Mainstreaming in the Public School System.
Today's schools use two different techniques in helping children that are mental handicapped or have a learning disability. Schools across the world either have a special education class, where the schools take the mental handicapped or learning disability or place them in a class by themselves. This is where an exceptional child learns about every subject being taught to them with other exceptional children. This technique is alright, but it isolates the exceptional children from the other children. Which gives that child a sense of being outcast and inferior. The other technique is called mainstreaming. Where the school takes the exceptional child and places he or she in a regular class for the majority of the day. This technique not only gives the child a sense of belonging it also gives the child a sense of hope in beating his or hers learning disability. This paper will explain what a learning disability, what mainstreaming is, why it is important for young children and finally tell a story about my own personal experience with mainstreaming.

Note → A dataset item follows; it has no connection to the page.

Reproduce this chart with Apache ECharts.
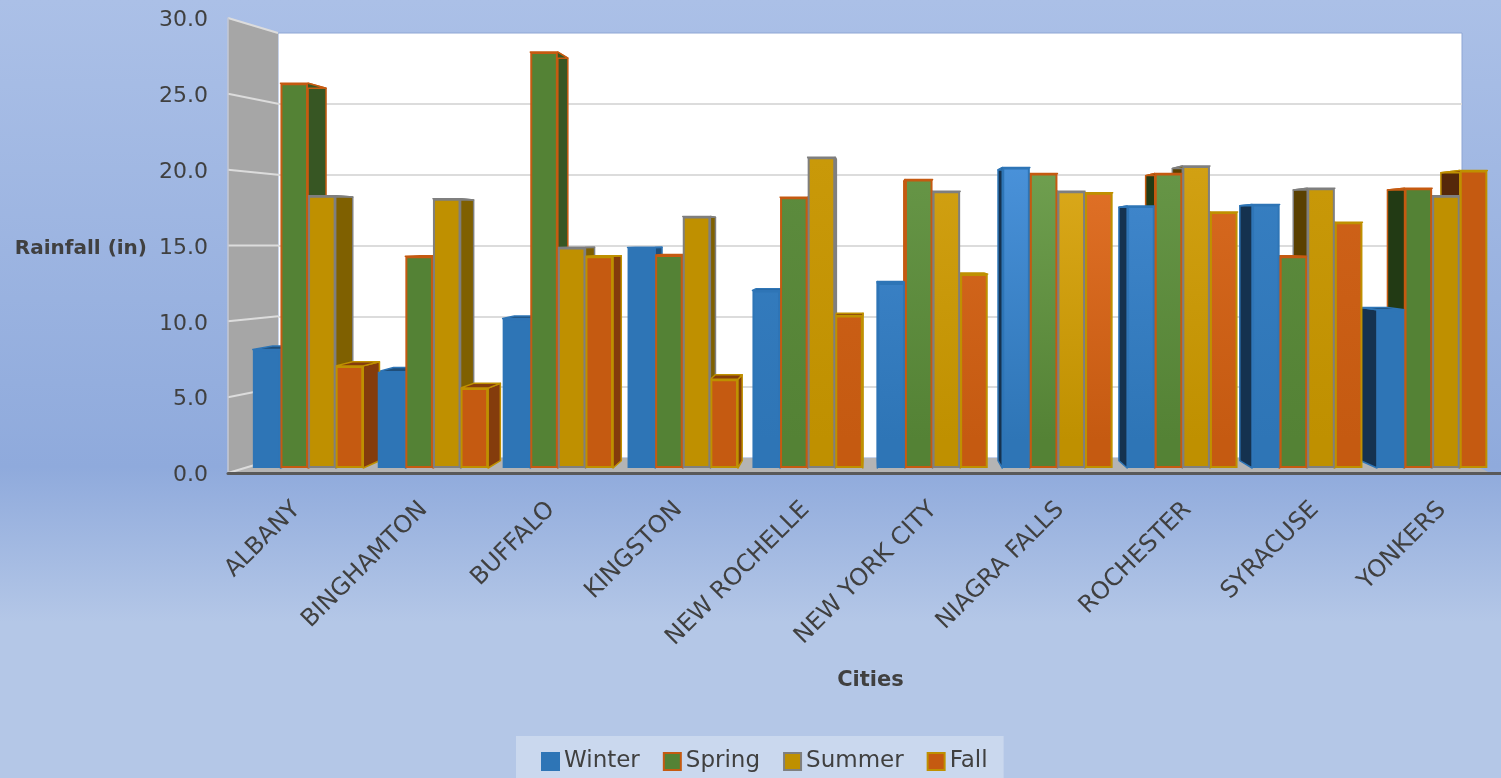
<!DOCTYPE html>
<html>
<head>
<meta charset="utf-8">
<title>Rainfall by city</title>
<script src="https://cdn.jsdelivr.net/npm/echarts@6/dist/echarts.min.js"></script>
<style>
html, body { margin: 0; padding: 0; background: #b4c7e7; }
#main { width: 1501px; height: 778px; filter: blur(0.5px); }
</style>
</head>
<body>
<div id="main"></div>
<script>
const cities = ['ALBANY', 'BINGHAMTON', 'BUFFALO', 'KINGSTON', 'NEW ROCHELLE', 'NEW YORK CITY', 'NIAGRA FALLS', 'ROCHESTER', 'SYRACUSE', 'YONKERS']
const seasons = ['Winter', 'Spring', 'Summer', 'Fall']
const winter = [8.0, 6.5, 10.1, 14.9, 12.0, 12.5, 20.3, 17.7, 17.8, 10.7]
const spring = [26.0, 14.3, 28.1, 14.4, 18.3, 19.5, 19.9, 19.9, 14.3, 18.9]
const summer = [18.4, 18.2, 14.9, 17.0, 21.0, 18.7, 18.7, 20.4, 18.9, 18.4]
const fall = [6.9, 5.4, 14.3, 6.0, 10.3, 13.1, 18.6, 17.3, 16.6, 20.1]
const yTicks = [0, 5, 10, 15, 20, 25, 30]

const values = [winter, spring, summer, fall]
const fillColors = ['#2e75b6', '#548235', '#bf9000', '#c55a11']
const lightFills = ['#4a92da', '#70a050', '#dcaa1c', '#e27228']
const edgeColors = ['#2e75b6', '#c55a11', '#7f7f7f', '#bf9000']
const sideLeftHalf = ['#1f4e79', '#375623', '#7f6000', '#843c0c']
const sideRightHalf = ['#15324f', '#223a14', '#5a4000', '#55280a']

const BAR_W = 27.6
const VANISH_X = 870
const VANISH_Y = 240
const DEPTH = 0.032

const textColor = '#404040'
const font = '"DejaVu Sans", Verdana, sans-serif'

const chart = echarts.init(document.getElementById('main'))

// bars get lighter towards the middle-right of the picture, as in the original lighting
function barFill(season, cityIndex) {
  const strength = Math.max(0, 1 - Math.abs(cityIndex - 6) / 3)
  const base = fillColors[season]
  if (!strength) return base
  return {
    type: 'linear', global: true, x: 0, y: 160, x2: 0, y2: 440,
    colorStops: [
      { offset: 0, color: echarts.color.lerp(strength, [base, lightFills[season]]) },
      { offset: 1, color: base }
    ]
  }
}

function renderDepth(params, api) {
  const city = api.value(0)
  const season = api.value(1)
  const top = api.coord([city, api.value(2)])
  const base = api.coord([city, 0])
  const x0 = top[0] - 2 * BAR_W + season * BAR_W
  const x1 = x0 + BAR_W
  const leftHalf = top[0] < VANISH_X
  const edge = leftHalf ? x1 : x0
  const dx = x => (VANISH_X - x) * DEPTH
  const dy = y => (VANISH_Y - y) * DEPTH
  const order = leftHalf ? season : 3 - season
  const stroke = edgeColors[season]
  const yt = top[1]
  const yb = base[1]
  return {
    type: 'group',
    children: [
      {
        type: 'polygon',
        z2: order * 2,
        shape: { points: [[edge, yt], [edge + dx(edge), yt + dy(yt)], [edge + dx(edge), yb + dy(yb)], [edge, yb]] },
        style: { fill: leftHalf ? sideLeftHalf[season] : sideRightHalf[season], stroke: stroke, lineWidth: 1.5, lineJoin: 'round' }
      },
      {
        type: 'polygon',
        z2: order * 2 + 1,
        shape: { points: [[x0, yt], [x1, yt], [x1 + dx(x1), yt + dy(yt)], [x0 + dx(x0), yt + dy(yt)]] },
        style: { fill: sideLeftHalf[season], stroke: stroke, lineWidth: 1.5, lineJoin: 'round' }
      }
    ]
  }
}

const depthData = []
values.forEach((list, s) => list.forEach((v, c) => depthData.push([c, s, v])))

chart.setOption({
  animation: false,
  backgroundColor: {
    type: 'linear', x: 0, y: 0, x2: 0, y2: 1,
    colorStops: [
      { offset: 0, color: '#abc0e7' },
      { offset: 0.6, color: '#8faadc' },
      { offset: 0.8, color: '#b4c7e7' },
      { offset: 1, color: '#b4c7e7' }
    ]
  },
  textStyle: { fontFamily: font, color: textColor },
  legend: {
    data: seasons,
    left: 516,
    top: 736,
    padding: [14, 16, 12, 25],
    itemGap: 23,
    itemWidth: 17,
    itemHeight: 17,
    backgroundColor: 'rgba(255,255,255,0.3)',
    icon: 'rect',
    textStyle: { fontFamily: font, fontSize: 23, color: textColor }
  },
  grid: [
    { left: 245.6, top: 24, width: 1249, height: 444 },
    { left: 278, top: 33, width: 1184, height: 425, show: true, backgroundColor: '#fff', borderColor: '#8ea6d4', borderWidth: 1 },
    { left: 228, top: 18, width: 1284, height: 455 }
  ],
  xAxis: [
    { type: 'category', gridIndex: 0, data: cities, show: false },
    { type: 'category', gridIndex: 1, data: cities, show: false },
    {
      type: 'category',
      gridIndex: 2,
      data: cities,
      z: 5,
      name: 'Cities',
      nameLocation: 'middle',
      nameGap: 197,
      nameTextStyle: { fontFamily: font, fontSize: 21, fontWeight: 'bold', color: textColor, padding: [0, 0, 0, 12] },
      axisLine: { lineStyle: { color: '#595959', width: 3 } },
      axisTick: { show: false },
      axisLabel: { rotate: 45, margin: 28, interval: 0, fontFamily: font, fontSize: 24, color: textColor, verticalAlign: 'top', lineHeight: 14 }
    }
  ],
  yAxis: [
    { type: 'value', gridIndex: 0, min: 0, max: 30, show: false },
    {
      type: 'value',
      gridIndex: 1,
      min: 0,
      max: 30,
      interval: 5,
      axisLine: { show: false },
      axisTick: { show: false },
      axisLabel: { show: false },
      splitLine: { showMinLine: false, showMaxLine: false, lineStyle: { color: '#dcdcdc', width: 2 } }
    },
    {
      type: 'value',
      gridIndex: 2,
      min: 0,
      max: 30,
      interval: 5,
      z: 5,
      name: 'Rainfall (in)',
      nameLocation: 'middle',
      nameRotate: 0,
      nameGap: 81,
      nameTextStyle: { fontFamily: font, fontSize: 20, fontWeight: 'bold', color: textColor, verticalAlign: 'top', lineHeight: 6 },
      axisLine: { show: true, lineStyle: { color: '#c4c9d4', width: 1.5 } },
      axisTick: { show: false },
      splitLine: { show: false },
      axisLabel: { margin: 20, fontFamily: font, fontSize: 22, color: textColor, verticalAlign: 'top', lineHeight: 5, formatter: v => v.toFixed(1) }
    }
  ],
  series: [
    {
      type: 'custom',
      name: 'depth',
      xAxisIndex: 0,
      yAxisIndex: 0,
      z: 1,
      clip: false,
      silent: true,
      encode: { x: 0, y: 2 },
      renderItem: renderDepth,
      data: depthData
    }
  ].concat(seasons.map((name, s) => ({
    type: 'bar',
    name: name,
    xAxisIndex: 0,
    yAxisIndex: 0,
    z: 2,
    barWidth: BAR_W,
    barGap: 0,
    itemStyle: { color: fillColors[s], borderColor: edgeColors[s], borderWidth: 2 },
    data: values[s].map((v, c) => ({ value: v, itemStyle: { color: barFill(s, c) } }))
  })))
})

// gray side wall and floor, tied to the front and back y axes
const frontY = v => chart.convertToPixel({ yAxisIndex: 2 }, v)
const backY = v => chart.convertToPixel({ yAxisIndex: 1 }, v)
const wallX0 = 228
const wallX1 = 278
const backRight = 1462
const floorRight = 1490
const wallLines = yTicks.map(t => ({
  type: 'line',
  z: 1,
  shape: { x1: wallX0, y1: frontY(t), x2: wallX1, y2: backY(t) },
  style: { stroke: '#dcdcdc', lineWidth: 2 }
}))
chart.setOption({
  graphic: [
    {
      type: 'polygon',
      z: 0,
      shape: { points: [[wallX0, frontY(30)], [wallX1, backY(30)], [wallX1, backY(0)], [wallX0, frontY(0)]] },
      style: { fill: '#a6a6a6' }
    },
    {
      type: 'polygon',
      z: 0,
      shape: { points: [[wallX0, frontY(0)], [wallX1, backY(0)], [backRight, backY(0)], [floorRight, frontY(0)]] },
      style: { fill: '#b4b4b4' }
    }
  ].concat(wallLines)
})
</script>
</body>
</html>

The biggest misconception about a learning disability child is that the child is mental retard or has suffered some form of brain damage. This is not true in most cases. Learning disability means a disorder in one or more of the basic psychological processes involved in understanding or in using language spoken or written, which may manifest itself in an imperfect ability to listen, think, speak, read, write, spell, or to do mathematics calculations. The term includes such conditions as perceptional handicaps, brain injury, minimal brain dysfunction, dyslexia, and developmental asplasia. The term does not include children who have learning problems, which are primarily the result of visual, .
hearing, or motor handicaps, of mental retardation, of emotional disturbance, or of environmental, cultural, or economic disadvantage (Federal Register, 1977).